Defend Your Schedule by Banishing Time Vampires
You know that moment when a friend’s text pings just as you hit your stride on a tough problem? That tingle of distraction shatters your flow. Imagine Mia, a freelance web developer, deep in code when her phone buzzed eight times in an hour. Each buzz stole precious focus. Her deadlines stretched, stress grew, and her coffee went cold more times than she could count.
One day, she set up her ‘focus zone’: door closed, phone on airplane mode, and a big timer counting down 45 minutes. She also posted a small note on her door—‘In the Zone—Please Wait’—and told clients she’d respond only after her session ended. The results were almost instant. Interruptions dropped by 90%, her code flowed smoother, and she finished projects days early.

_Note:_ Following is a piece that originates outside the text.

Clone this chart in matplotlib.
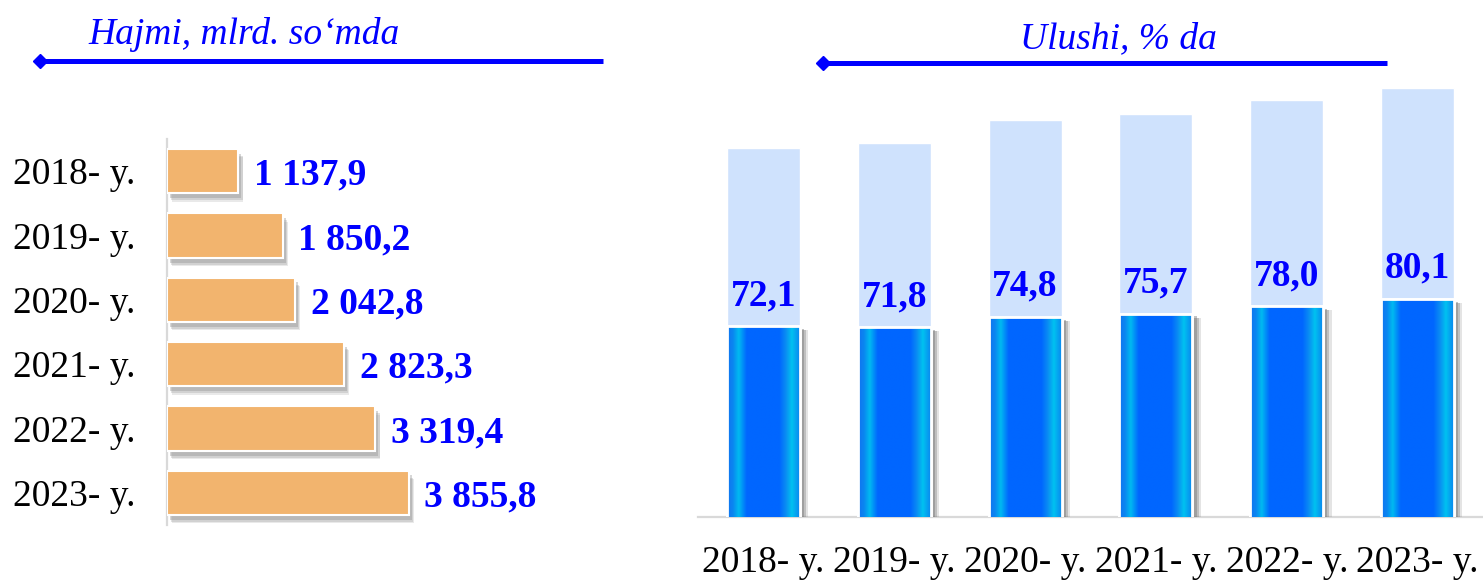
import numpy as np
import matplotlib
matplotlib.use("Agg")
import matplotlib.pyplot as plt
import matplotlib.patheffects as pe
from matplotlib.colors import LinearSegmentedColormap
from matplotlib.lines import Line2D

# ---------------- data ----------------
years = ["2018- y.", "2019- y.", "2020- y.", "2021- y.", "2022- y.", "2023- y."]
volume = [1137.9, 1850.2, 2042.8, 2823.3, 3319.4, 3855.8]          # mlrd. so'm
volume_labels = ["1 137,9", "1 850,2", "2 042,8", "2 823,3", "3 319,4", "3 855,8"]
share = [72.1, 71.8, 74.8, 75.7, 78.0, 80.1]                         # %
share_labels = ["72,1", "71,8", "74,8", "75,7", "78,0", "80,1"]
share_bg = [124.5, 126.0, 132.7, 134.4, 138.6, 142.0]                # decorative background columns
left_title = "Hajmi, mlrd. so\u2018mda"
right_title = "Ulushi, % da"

# ---------------- style ----------------
W, H = 1483, 580
DPI = 100
FONT = "Liberation Serif"
FS = 27
BLUE = "#0000FF"
ORANGE = "#F2B46E"
LIGHT = "#CFE2FD"
GRID = "#D9D9D9"

plt.rcParams["font.family"] = [FONT, "DejaVu Serif"]

fig = plt.figure(figsize=(W / DPI, H / DPI), dpi=DPI)
fig.patch.set_facecolor("white")


def fx(px):
    return px / W


def fy(py):
    return 1 - py / H


# ---------------- left panel ----------------
L_left, L_right, L_top, L_bot = 167, 640, 139, 525
PX_PER_VOL = 0.0628
axL = fig.add_axes([fx(L_left), fy(L_bot), fx(L_right - L_left), (L_bot - L_top) / H])
ypos = np.arange(len(years))
shadowL = [pe.SimplePatchShadow(offset=(3.5, -6), shadow_rgbFace="#8a8a8a", alpha=0.18),
           pe.SimplePatchShadow(offset=(3, -5), shadow_rgbFace="#8a8a8a", alpha=0.25),
           pe.SimplePatchShadow(offset=(2, -3.5), shadow_rgbFace="#8a8a8a", alpha=0.35),
           pe.Normal()]
bars = axL.barh(ypos, volume, height=0.69, color=ORANGE, edgecolor="white",
                linewidth=1.5, zorder=3)
for b in bars:
    b.set_path_effects(shadowL)
axL.set_xlim(0, (L_right - L_left) / PX_PER_VOL)
axL.set_ylim(len(years) - 0.5, -0.5)
axL.set_yticks(ypos, years)
axL.set_xticks([])
axL.tick_params(axis="y", length=0, pad=23, labelsize=FS)
for lab in axL.get_yticklabels():
    lab.set_fontfamily(FONT)
for s in ["top", "right", "bottom"]:
    axL.spines[s].set_visible(False)
axL.spines["left"].set_color(GRID)
axL.spines["left"].set_linewidth(1.6)
axL.set_facecolor("none")
for v, lab, y in zip(volume, volume_labels, ypos):
    axL.annotate(lab, (v, y), xytext=(11, 0), textcoords="offset points",
                 ha="left", va="center_baseline", fontsize=FS, fontweight="bold",
                 color=BLUE, fontfamily=FONT, annotation_clip=False)

# ---------------- right panel ----------------
R_left, R_right, R_top, R_bot = 698, 1483, 80, 516.7
PX_PER_PCT = 3.4
Y0 = 16.0
axR = fig.add_axes([fx(R_left), fy(R_bot), fx(R_right - R_left), (R_bot - R_top) / H])
xpos = np.arange(len(years))
bw = 0.557
ytop = Y0 + (R_bot - R_top) / PX_PER_PCT
axR.bar(xpos, share_bg, width=bw, color=LIGHT, edgecolor="white", linewidth=1, zorder=1)
shadowR = [pe.SimplePatchShadow(offset=(6, -3), shadow_rgbFace="#7a7a7a", alpha=0.2),
           pe.SimplePatchShadow(offset=(4.5, -3), shadow_rgbFace="#7a7a7a", alpha=0.35),
           pe.SimplePatchShadow(offset=(3, -2), shadow_rgbFace="#7a7a7a", alpha=0.45),
           pe.Normal()]
base = axR.bar(xpos, share, width=bw, color="#0066FF", edgecolor="white", linewidth=2, zorder=2)
for b in base:
    b.set_path_effects(shadowR)

grad_cmap = LinearSegmentedColormap.from_list(
    "barGrad",
    [(0.0, "#1273F2"), (0.08, "#0a86f0"), (0.16, "#00BAF0"), (0.27, "#0066FF"),
     (0.72, "#0066FF"), (0.81, "#0a8ef2"), (0.89, "#00C2F0"), (1.0, "#0a86f0")])
grad = np.linspace(0, 1, 256)[np.newaxis, :]
for b in base:
    x0, w, h = b.get_x(), b.get_width(), b.get_height()
    im = axR.imshow(grad, extent=(x0, x0 + w, Y0, h), cmap=grad_cmap, aspect="auto",
                    zorder=3, interpolation="bilinear")
    im.set_clip_path(b)
axR.bar(xpos, share, width=bw, facecolor="none", edgecolor="white", linewidth=2, zorder=4)

axR.set_xlim(-0.5, len(years) - 0.5)
axR.set_ylim(Y0, ytop)
axR.set_yticks([])
axR.set_xticks(xpos, years)
axR.tick_params(axis="x", length=0, pad=21, labelsize=FS)
for lab in axR.get_xticklabels():
    lab.set_fontfamily(FONT)
for s in ["top", "right", "left"]:
    axR.spines[s].set_visible(False)
axR.spines["bottom"].set_color(GRID)
axR.spines["bottom"].set_linewidth(1.6)
axR.spines["bottom"].set_zorder(0)
axR.set_facecolor("none")
for x, v, lab in zip(xpos, share, share_labels):
    axR.annotate(lab, (x, v), xytext=(0, 15), textcoords="offset points",
                 ha="center", va="baseline", fontsize=FS, fontweight="bold",
                 color=BLUE, fontfamily=FONT, zorder=5)

# ---------------- headers with diamond-tipped lines ----------------
def header(text, tx, ty, lx0, lx1, ly):
    fig.text(fx(tx), fy(ty), text, fontsize=FS, fontstyle="italic", color=BLUE,
             fontfamily=FONT, ha="left", va="baseline")
    fig.add_artist(Line2D([fx(lx0), fx(lx1)], [fy(ly), fy(ly)], color=BLUE,
                          linewidth=3.6, solid_capstyle="butt", transform=fig.transFigure))
    fig.add_artist(Line2D([fx(lx0)], [fy(ly)], marker="D", markersize=7, color=BLUE,
                          linestyle="none", transform=fig.transFigure))

header(left_title, 88, 44, 40, 603, 61)
header(right_title, 1020, 48, 823, 1387, 63)

fig.savefig("out.png", dpi=DPI, facecolor="white")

This technique leverages the Zeigarnik effect—our brain’s tendency to stay tuned into an unfinished task. By creating clear start and stop cues, you train yourself and others to respect your deep-work sessions. It’s simple but radical: you reclaim control of your attention.
Recall that an uninterrupted hour can be worth two scattered ones. Defending your time with these barriers rewires your day for maximum focus.
You start by mapping out every disruption you face in a single day, then carve out designated ‘focus zones’ on your calendar and share those blocks with everyone around you. Next, you set a visible countdown timer and create gentle physical barriers—headphones, closed doors, or signs—that signal you’re off-limits. These tactics draw on cognitive psychology by giving your brain clear boundaries and cueing others to respect them. Try this barrier method for one deep-work session tomorrow afternoon.
What You'll Achieve
You’ll cultivate an inner sense of control and reduce stress, while doubling or tripling your output during protected sessions. Interruptions shrink, and your quality of work soars.
Set Up Your Interruption Barrier
Identify your biggest disruptors
Spend one day noting every interruption—phone calls, drop-ins, emails. Write down when and what triggered them.
Establish ‘focus zones’
Block out uninterrupted time on your calendar and communicate it clearly to colleagues or family through shared schedules or a door sign.
Use a visible timer
Set a countdown timer for deep-work sessions. The ticking acts as a psychological cue to resist distractions and signals to others that you’re off-limits.
Enforce gentle barriers
Put on headphones, close your office door, or mute notifications. These physical cues discourage others from interrupting and help you stay in flow.
Reflection Questions
- What patterns of interruption recur most in your day?
- How will you communicate focus zones to others?
- What timer length feels challenging but doable?
- Which physical barrier will you use first: headphones, door sign, or phone mute?
- How will you measure reduction in disruptions next week?
Personalization Tips
- At home, a parent wears a ‘Do Not Disturb’ hat during school-work time so kids know when they can’t interrupt.
- A designer closes her studio door and displays a red flag when in revision mode, cutting drop-in chats by 80%.
- An entrepreneur schedules ‘quiet hours’ on his phone and silences non-urgent notifications while writing copy.
- A teacher pins a ‘focus’ sign on the door during grading periods, reducing colleague visits to zero.